Rather than approach these different perspectives as an argument, with traditional journalist devices such as "some say" or "critics argue," she simply juxtaposed them -- which suggests a different standard of truth than that found in most journalistic accounts.
"The documentarian takes personal responsibility for what he shows," says Mark Jonathan Harris, an Oscar-winning documentary maker and a professor at the School of Cinema-Television at the University of Southern California. "The journalist often hides behind a shield of anonymity or a shield of being 'fair and balanced.' "
Documentary makers such as Noujaim are benefiting, and to some degree suffering, from the "Michael Moore effect." Moore's "Bowling for Columbine" was the most successful documentary of its kind, and one of the distributors of "Fahrenheit 9/11" expects it to top all previous documentaries (it will open on 500 to 750 screens nationwide).
But there are concerns in the field -- concerns that sound very much like echoes of basic arguments about traditional journalistic ethics -- that Moore's op-ed style is untrustworthy and that it threatens the essential trust developed between a documentary maker, his subjects and his audience. But Moore has blazed a trail and, according to industry observers, his success has removed the stigma from the word "documentary."
The unlikely stars of Noujaim's film are now adapting to life with celebrity. Ibrahim has been recognized in a restaurant in Manhattan. Khader, when told that his remarks have been singled out by critics as among the movie's high points, responds in kind: "When somebody tells you that you are famous in the Arab world, you say, 'Where do I cash it?' " And Rushing has been silenced by the Marine Corps, which says he has been reassigned and won't be allowed to take questions about his role in "Control Room."
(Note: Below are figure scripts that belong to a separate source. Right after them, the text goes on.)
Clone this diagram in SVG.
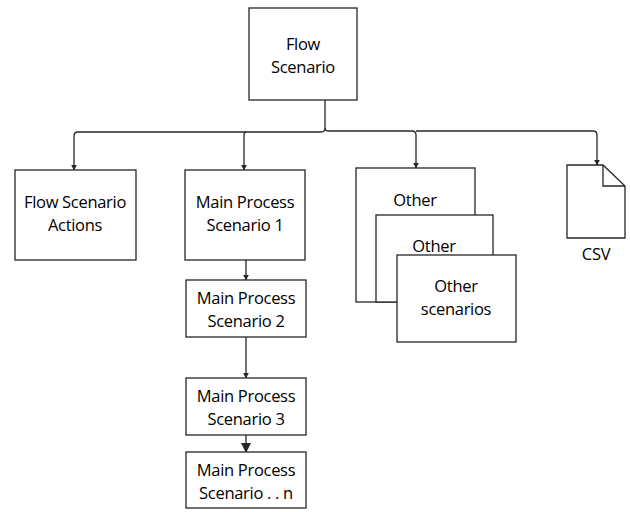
<svg xmlns="http://www.w3.org/2000/svg" width="630" height="512" viewBox="0 0 630 512">
<style>
.b{fill:#fff;stroke:#262626;stroke-width:1.3}
.t{font-family:"Open Sans","Liberation Sans",sans-serif;font-size:16.5px;fill:#000;text-anchor:middle;letter-spacing:-0.3px}
.c{fill:none;stroke:#262626;stroke-width:1.3}
</style>
<defs><marker id="a" viewBox="0 0 10 10" refX="9" refY="5" markerWidth="6" markerHeight="6" orient="auto" markerUnits="userSpaceOnUse"><path d="M0,0L10,5L0,10z" fill="#262626"/></marker>
<marker id="a2" viewBox="0 0 10 10" refX="9" refY="5" markerWidth="10" markerHeight="10" orient="auto" markerUnits="userSpaceOnUse"><path d="M0,0L10,5L0,10z" fill="#262626"/></marker></defs>
<rect width="630" height="512" fill="#fff"/>
<g id="connectors">
<path class="c" d="M325,100V128q0,4 -4,4H78q-4,0 -4,4V170" marker-end="url(#a)"/>
<path class="c" d="M246,132q-2,0 -2,4V170" marker-end="url(#a)"/>
<path class="c" d="M325,128q0,3 4,3H412q4,0 4,4V168" marker-end="url(#a)"/>
<path class="c" d="M416,131H593q4,0 4,4V165" marker-end="url(#a)"/>
<path class="c" d="M246,260V280" marker-end="url(#a)"/>
<path class="c" d="M246,337V378" marker-end="url(#a)"/>
<path class="c" d="M246,435V452" marker-end="url(#a2)"/>
</g>
<g id="flow"><rect class="b" x="249" y="8" width="108" height="92"/><text class="t" x="303" y="50">Flow</text><text class="t" x="303" y="73">Scenario</text></g>
<g id="actions"><rect class="b" x="15" y="170" width="121" height="90"/><text class="t" x="75" y="208">Flow Scenario</text><text class="t" x="75" y="231">Actions</text></g>
<g id="main1"><rect class="b" x="185" y="170" width="120" height="90"/><text class="t" x="245" y="208">Main Process</text><text class="t" x="245" y="231">Scenario 1</text></g>
<g id="main2"><rect class="b" x="186" y="280" width="120" height="57"/><text class="t" x="246" y="304">Main Process</text><text class="t" x="246" y="327">Scenario 2</text></g>
<g id="main3"><rect class="b" x="186" y="378" width="120" height="57"/><text class="t" x="246" y="402">Main Process</text><text class="t" x="246" y="425">Scenario 3</text></g>
<g id="mainn"><rect class="b" x="186" y="452" width="120" height="56"/><text class="t" x="246" y="476">Main Process</text><text class="t" x="246" y="499">Scenario . . n</text></g>
<g id="other1"><rect class="b" x="356" y="168" width="119" height="134"/><text class="t" x="415" y="206">Other</text></g>
<g id="other2"><rect class="b" x="376" y="215" width="117" height="87"/><text class="t" x="434" y="252">Other</text></g>
<g id="other3"><rect class="b" x="397" y="255" width="119" height="87"/><text class="t" x="456" y="292">Other</text><text class="t" x="456" y="315">scenarios</text></g>
<g id="csv"><path class="b" d="M567,165H603L625,186V238H567Z"/><path class="c" d="M603,165V186H625"/><text class="t" x="596" y="260">CSV</text></g>
</svg>
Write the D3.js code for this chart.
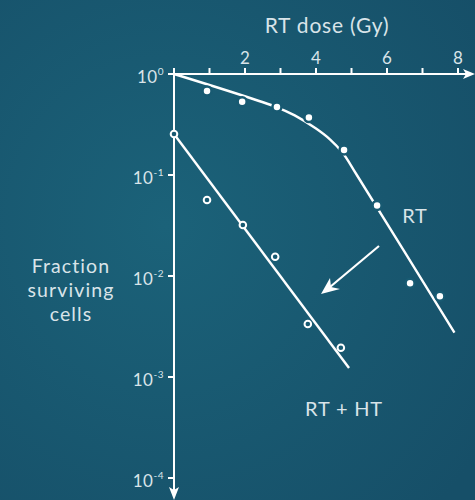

His wife, Paige Rushing, says that he is angry and disappointed and that after 14 years in the corps, he is now planning to leave. Of all the characters in Noujaim's film, he was the one who evolved and grew most, never wavering in his basic views but willing to listen.
"He feels he has something of consequence to say," says Paige Rushing. "This was a personal experience for him, and he feels that his opinion is relevant. He would love to share it." The Marine Corps says only that he is no longer working for CentCom and will not be allowed to speak.
Rushing's candor in the film led him to say things that may be deemed controversial, including a comparison of Fox News and al-Jazeera as simply two viewpoints at opposite ends of the same spectrum. What he does after the Marines is open, but, in the film, he said he might look into another controversial subject, the conflict between Israel and the Palestinians.
"I don't think Americans are getting good information about it," he said. "I really don't."